I think this is the problem: there is ambiguity between ALPHA_WORD 
and both of LETTER_WORD and NUMBER_WORD, since each is a subset of 
ALPHA_WORD.  Since they're all productions and it can't change its 
mind and become a different token later on, it has to guess which 
one to use.  I suspect (given the order here) it'll pick 
LETTER_WORD if it consists only of letters, and NUMBER_WORD if it 
consists only of numbers.  It might pick ALPHA_WORD for mixed 
cases but then it also might generate a combination of 
LETTER_WORDs and NUMBER_WORDs instead -- that's another ambiguity.

The same applies for FREE_WORD, since that's another superset.

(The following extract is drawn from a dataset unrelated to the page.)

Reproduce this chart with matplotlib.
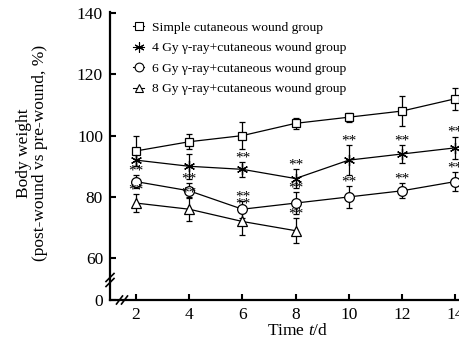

There are dodges you can use to get around this sort of thing, but 
in this case since your grammar is so interwoven I think you might 
be better off making a minimalist lexer and do most of the heavy 
lifting in the parser instead.  In other words, remove the ALPHA, 
ALPHA_WORD, ANY_CHAR, and FREE_WORD rules, and make SPECIAL_CHAR 
an output rule (not a fragment).  Then make equivalents to 
ALPHA_WORD, and FREE_WORD as parser rules instead of lexer rules.

You could even remove all the WORD rules and make each lexer token 
only contain a single character (except possibly for 
whitespace).  Probably wouldn't make a lot of difference in this 
case :)